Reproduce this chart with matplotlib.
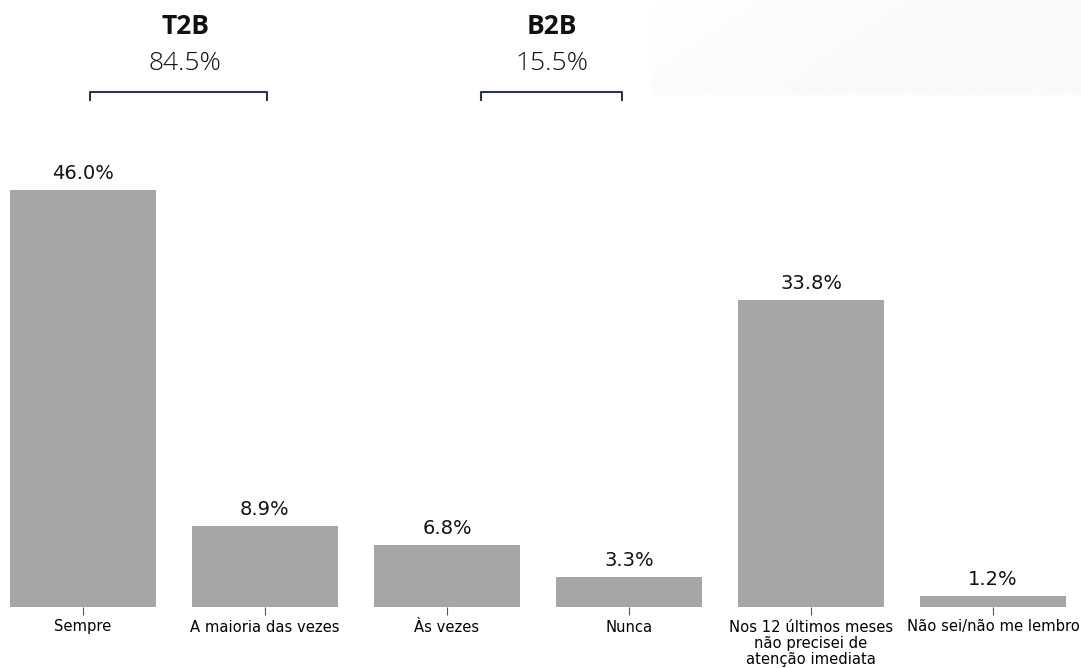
import numpy as np
import matplotlib.pyplot as plt

categories = ['Sempre', 'A maioria das vezes', 'Às vezes', 'Nunca',
              'Nos 12 últimos meses\nnão precisei de\natenção imediata',
              'Não sei/não me lembro']
values = [46.0, 8.9, 6.8, 3.3, 33.8, 1.2]
groups = ['T2B', 'B2B']
group_totals = ['84.5%', '15.5%']

fig = plt.figure(figsize=(10.81, 6.68), dpi=100)

# faint gradient panel top right
bg = fig.add_axes([650 / 1081, 1 - 95 / 668, 431 / 1081, 95 / 668], zorder=0)
gx, gy = np.meshgrid(np.linspace(0, 1, 200), np.linspace(0, 1, 50))
grad = 1.0 - 0.02 * np.clip(gx * 1.6 + gy * 0.5, 0, 1) ** 0.6
bg.imshow(grad, cmap='gray', vmin=0, vmax=1, aspect='auto', extent=[0, 1, 0, 1])
bg.axis('off')

ax = fig.add_axes([10 / 1081, 1 - 607 / 668, 1056 / 1081, 453.5 / 668], zorder=1)
ax.patch.set_alpha(0)
x = np.arange(len(categories))
bars = ax.bar(x, values, width=0.8, color='#a6a6a6')
for b, v in zip(bars, values):
    ax.text(b.get_x() + b.get_width() / 2, v + 0.8, f'{v:.1f}%',
            ha='center', va='bottom', fontsize=14, color='#111111')
ax.set_xlim(-0.4, len(categories) - 0.6)
ax.set_ylim(0, 50)
ax.set_xticks(x)
ax.set_xticklabels(categories, fontsize=10.6, linespacing=1.1)
ax.tick_params(axis='x', length=6, color='#555555', pad=3)
ax.set_yticks([])
for s in ax.spines.values():
    s.set_visible(False)

# headers with brackets (figure pixel coords)
header_x = [185, 552]
bracket_spans = [(90, 267), (481, 622)]
for name, tot, cx, (x0, x1) in zip(groups, group_totals, header_x, bracket_spans):
    fig.text(cx / 1081, 1 - 27 / 668, name, ha='center', va='center',
             fontsize=19, fontweight='bold', family='Open Sans', color='#111111')
    fig.text(cx / 1081, 1 - 64 / 668, tot, ha='center', va='center',
             fontsize=19, fontweight='light', family='Open Sans', color='#111111')
    fig.add_artist(plt.Line2D([x0 / 1081, x0 / 1081, x1 / 1081, x1 / 1081],
                              [1 - 100 / 668, 1 - 92 / 668, 1 - 92 / 668, 1 - 100 / 668],
                              color='#2d3648', lw=1.5, transform=fig.transFigure))

fig.savefig('out.png', dpi=100)
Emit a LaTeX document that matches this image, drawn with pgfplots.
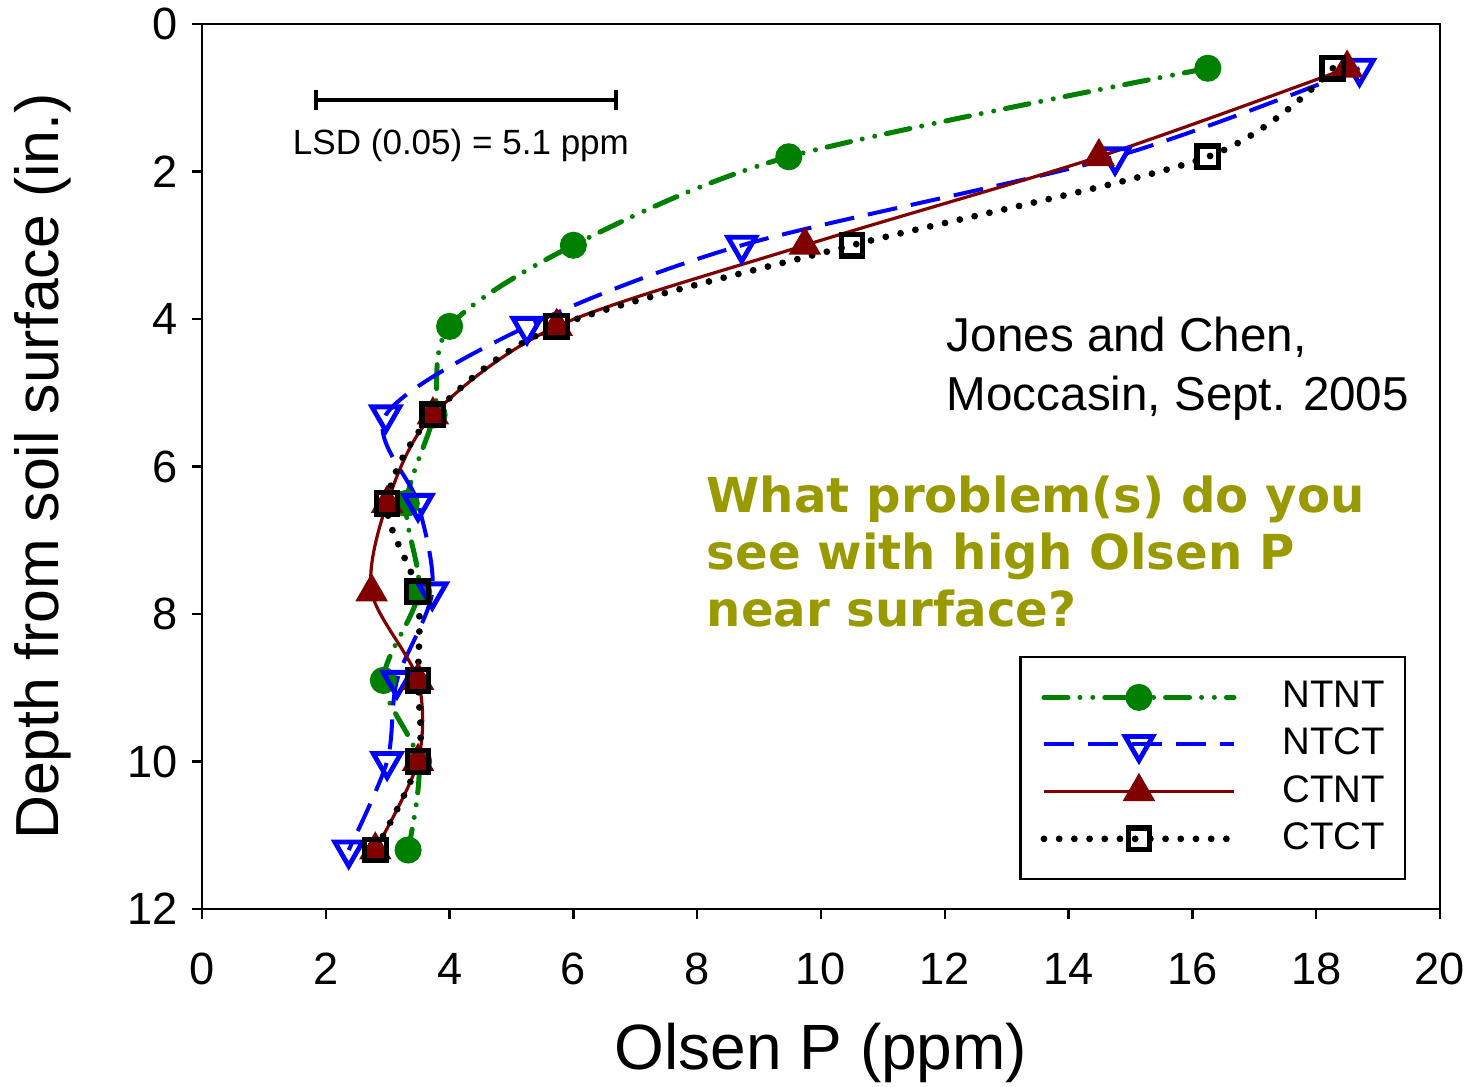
\documentclass[border=0pt]{standalone}
\usepackage{fontspec}
\setmainfont{Liberation Sans}
\newfontfamily\olivefont{DejaVu Sans}
\usepackage{pgfplots}
\pgfplotsset{compat=1.18}
\definecolor{ntnt}{RGB}{0,128,0}
\definecolor{ntct}{RGB}{0,0,255}
\definecolor{ctnt}{RGB}{128,0,0}
\definecolor{olivetext}{RGB}{153,153,0}

\begin{document}
\begin{tikzpicture}
\begin{axis}[
  scale only axis, width=309.5pt, height=221.25pt,
  xmin=0, xmax=20, ymin=0, ymax=12, y dir=reverse,
  xtick={0,2,...,20}, ytick={0,2,...,12},
  tick align=outside, xtick pos=left, ytick pos=left, major tick length=2.5pt,
  axis line style={line width=0.6pt},
  every tick/.style={black, line width=0.6pt},
  /pgf/number format/assume math mode=true,
  ticklabel style={font=\fontsize{11.3}{13}\selectfont},
  xticklabel style={yshift=-5pt},
  xlabel={Olsen P (ppm)},
  ylabel={Depth from soil surface (in.)},
  xlabel style={font=\fontsize{16}{19}\selectfont, at={(axis description cs:0.5,-0.163)}, anchor=center},
  ylabel style={font=\fontsize{15.2}{18}\selectfont, at={(axis description cs:-0.129,0.5)}, anchor=center},
  legend image code/.code={\draw[mark repeat=2,mark phase=2,#1] plot coordinates {(0pt,0pt) (23.75pt,0pt) (47.5pt,0pt)};},
  legend style={at={(axis description cs:0.9725,0.2859)}, anchor=north east,
    draw=black, line width=0.6pt, inner xsep=5pt, inner ysep=6pt,
    font=\fontsize{9.6}{11}\selectfont, row sep=3.6pt,
    nodes={inner sep=0pt},
    /tikz/every odd column/.append style={column sep=11.25pt}},
  legend cell align=left,
]
% NTNT
\addplot[ntnt, line width=1.25pt, smooth, line cap=round,
  dash pattern=on 6pt off 3pt on 0pt off 3.2pt on 0pt off 3pt,
  mark=*, mark size=2.75pt, mark options={solid, fill=ntnt}] coordinates {
  (16.25,0.6)(9.48,1.8)(6.0,3.0)(4.0,4.1)(3.75,5.3)(3.3,6.5)(3.5,7.7)(2.93,8.9)(3.5,10.0)(3.33,11.2)
}; \addlegendentry{NTNT}
% NTCT
\addplot[ntct, line width=1pt, smooth, dash pattern=on 7.5pt off 3.5pt,
  mark=triangle, mark size=4pt, mark options={solid, rotate=180, line width=1.2pt}] coordinates {
  (18.7,0.6)(14.75,1.8)(8.72,3.0)(5.25,4.1)(2.97,5.3)(3.49,6.5)(3.72,7.7)(3.15,8.9)(2.99,10.0)(2.37,11.2)
}; \addlegendentry{NTCT}
% CTNT
\addplot[ctnt, line width=0.8pt, smooth,
  mark=triangle*, mark size=3.9pt, mark options={solid, fill=ctnt}] coordinates {
  (18.5,0.6)(14.49,1.8)(9.74,3.0)(5.73,4.1)(3.73,5.3)(2.99,6.5)(2.74,7.7)(3.49,8.9)(3.49,10.0)(2.8,11.2)
}; \addlegendentry{CTNT}
% CTCT
\addplot[black, line width=1.7pt, smooth, line cap=round, dash pattern=on 0pt off 3.8pt,
  mark=square, mark size=2.7pt, mark options={solid, line width=1.3pt}] coordinates {
  (18.27,0.6)(16.25,1.8)(10.5,3.0)(5.73,4.1)(3.73,5.3)(2.99,6.5)(3.48,7.7)(3.49,8.9)(3.49,10.0)(2.8,11.2)
}; \addlegendentry{CTCT}

% LSD bar
\draw[line width=1pt] (axis cs:1.842,1.03) -- (axis cs:6.688,1.03);
\draw[line width=1pt] (axis cs:1.842,0.894) -- (axis cs:1.842,1.166);
\draw[line width=1pt] (axis cs:6.688,0.894) -- (axis cs:6.688,1.166);
\node[anchor=base, inner sep=0pt, font=\fontsize{8.76}{10}\selectfont] at (axis cs:4.184,1.776) {LSD (0.05) = 5.1 ppm};

\node[anchor=base west, inner sep=0pt, font=\fontsize{11.9}{14}\selectfont] at (axis cs:12.02,4.447) {Jones and Chen,};
\node[anchor=base west, inner sep=0pt, font=\fontsize{11.9}{14}\selectfont] at (axis cs:12.02,5.234) {Moccasin, Sept. 2005};

\node[anchor=base west, inner sep=0pt, text=olivetext, font=\olivefont\bfseries\fontsize{12.05}{14}\selectfont] at (axis cs:8.142,6.617) {What problem(s) do you};
\node[anchor=base west, inner sep=0pt, text=olivetext, font=\olivefont\bfseries\fontsize{12.05}{14}\selectfont] at (axis cs:8.142,7.403) {see with high Olsen P};
\node[anchor=base west, inner sep=0pt, text=olivetext, font=\olivefont\bfseries\fontsize{12.05}{14}\selectfont] at (axis cs:8.142,8.176) {near surface?};
\end{axis}
\pgfresetboundingbox
\path[use as bounding box] (-50.5pt,-44.25pt) rectangle (317.5pt,227.25pt);
\end{tikzpicture}
\end{document}
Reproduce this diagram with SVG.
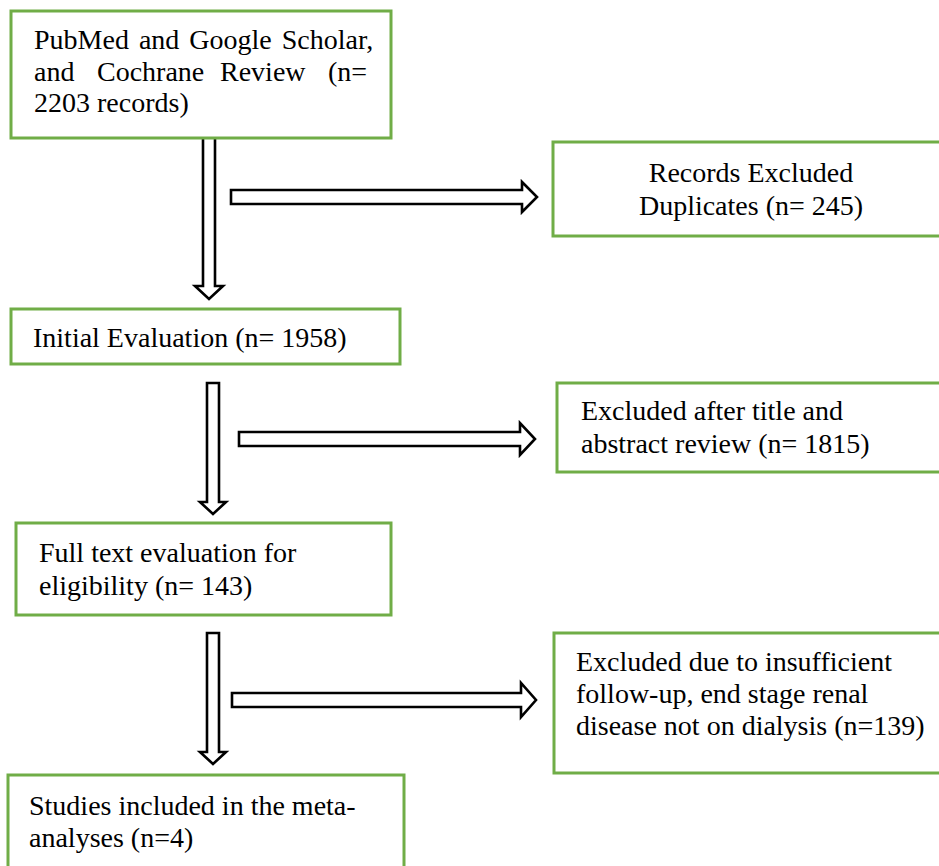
<svg xmlns="http://www.w3.org/2000/svg" width="939" height="866" viewBox="0 0 939 866">
<style>
.box{fill:#fff;stroke:#70AD47;stroke-width:3}
.t{font-family:"Liberation Serif","Times New Roman",serif;font-size:28px;fill:#000}
.arr{fill:#fff;stroke:#000;stroke-width:2.6;stroke-linejoin:miter}
</style>
<rect width="939" height="866" fill="#fff"/>
<g id="connectors">
<polygon class="arr" points="203,137 215,137 215,286 223,286 209,299 195,286 203,286"/>
<polygon class="arr" points="231,190 522,190 522,182 537,197 522,212 522,204 231,204"/>
<polygon class="arr" points="207,383 219,383 219,502 226,502 213,514 200,502 207,502"/>
<polygon class="arr" points="239,432 520,432 520,423 535,439 520,455 520,446 239,446"/>
<polygon class="arr" points="207,633 219,633 219,752 226,752 213,764 200,752 207,752"/>
<polygon class="arr" points="232,693 521,693 521,683 536,700 521,717 521,707 232,707"/>
</g>
<g id="n1">
<rect class="box" x="11" y="11" width="380" height="127"/>
<text class="t" x="34" y="49" word-spacing="3">PubMed and Google Scholar,</text>
<text class="t" y="81"><tspan x="34">and</tspan><tspan x="97">Cochrane</tspan><tspan x="220">Review</tspan><tspan x="328">(n=</tspan></text>
<text class="t" x="34" y="112">2203 records)</text>
</g>
<g id="n2">
<rect class="box" x="553" y="142" width="400" height="94"/>
<text class="t" x="751" y="182" text-anchor="middle">Records Excluded</text>
<text class="t" x="751" y="215" text-anchor="middle">Duplicates (n= 245)</text>
</g>
<g id="n3">
<rect class="box" x="11" y="309" width="389" height="55"/>
<text class="t" x="33" y="347">Initial Evaluation (n= 1958)</text>
</g>
<g id="n4">
<rect class="box" x="557" y="383" width="400" height="89"/>
<text class="t" x="581" y="420">Excluded after title and</text>
<text class="t" x="581" y="453">abstract review (n= 1815)</text>
</g>
<g id="n5">
<rect class="box" x="16" y="523" width="375" height="92"/>
<text class="t" x="39" y="562">Full text evaluation for</text>
<text class="t" x="39" y="595">eligibility (n= 143)</text>
</g>
<g id="n6">
<rect class="box" x="554" y="633" width="400" height="140"/>
<text class="t" x="576" y="671">Excluded due to insufficient</text>
<text class="t" x="576" y="703">follow-up, end stage renal</text>
<text class="t" x="576" y="735">disease not on dialysis (n=139)</text>
</g>
<g id="n7">
<rect class="box" x="8" y="775" width="396" height="110"/>
<text class="t" x="29" y="815">Studies included in the meta-</text>
<text class="t" x="29" y="847">analyses (n=4)</text>
</g>
</svg>
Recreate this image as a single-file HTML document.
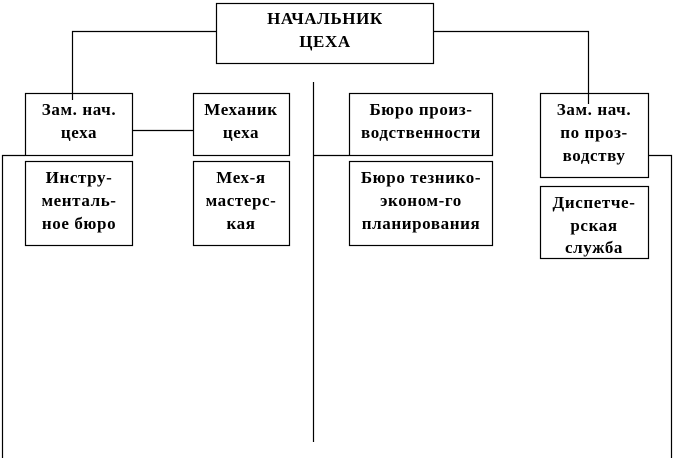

....

Objective: Without the pictures, please reproduce each line of the listing above exactly, from the first one through the line bearing "s.set_visible(False)".

Solution to the exercise:
Reproduce this chart with matplotlib.
import numpy as np
import matplotlib.pyplot as plt

categories = ['Sempre', 'A maioria das vezes', 'Às vezes', 'Nunca',
              'Nos 12 últimos meses\nnão precisei de\natenção imediata',
              'Não sei/não me lembro']
values = [46.0, 8.9, 6.8, 3.3, 33.8, 1.2]
groups = ['T2B', 'B2B']
group_totals = ['84.5%', '15.5%']

fig = plt.figure(figsize=(10.81, 6.68), dpi=100)

# faint gradient panel top right
bg = fig.add_axes([650 / 1081, 1 - 95 / 668, 431 / 1081, 95 / 668], zorder=0)
gx, gy = np.meshgrid(np.linspace(0, 1, 200), np.linspace(0, 1, 50))
grad = 1.0 - 0.02 * np.clip(gx * 1.6 + gy * 0.5, 0, 1) ** 0.6
bg.imshow(grad, cmap='gray', vmin=0, vmax=1, aspect='auto', extent=[0, 1, 0, 1])
bg.axis('off')

ax = fig.add_axes([10 / 1081, 1 - 607 / 668, 1056 / 1081, 453.5 / 668], zorder=1)
ax.patch.set_alpha(0)
x = np.arange(len(categories))
bars = ax.bar(x, values, width=0.8, color='#a6a6a6')
for b, v in zip(bars, values):
    ax.text(b.get_x() + b.get_width() / 2, v + 0.8, f'{v:.1f}%',
            ha='center', va='bottom', fontsize=14, color='#111111')
ax.set_xlim(-0.4, len(categories) - 0.6)
ax.set_ylim(0, 50)
ax.set_xticks(x)
ax.set_xticklabels(categories, fontsize=10.6, linespacing=1.1)
ax.tick_params(axis='x', length=6, color='#555555', pad=3)
ax.set_yticks([])
for s in ax.spines.values():
    s.set_visible(False)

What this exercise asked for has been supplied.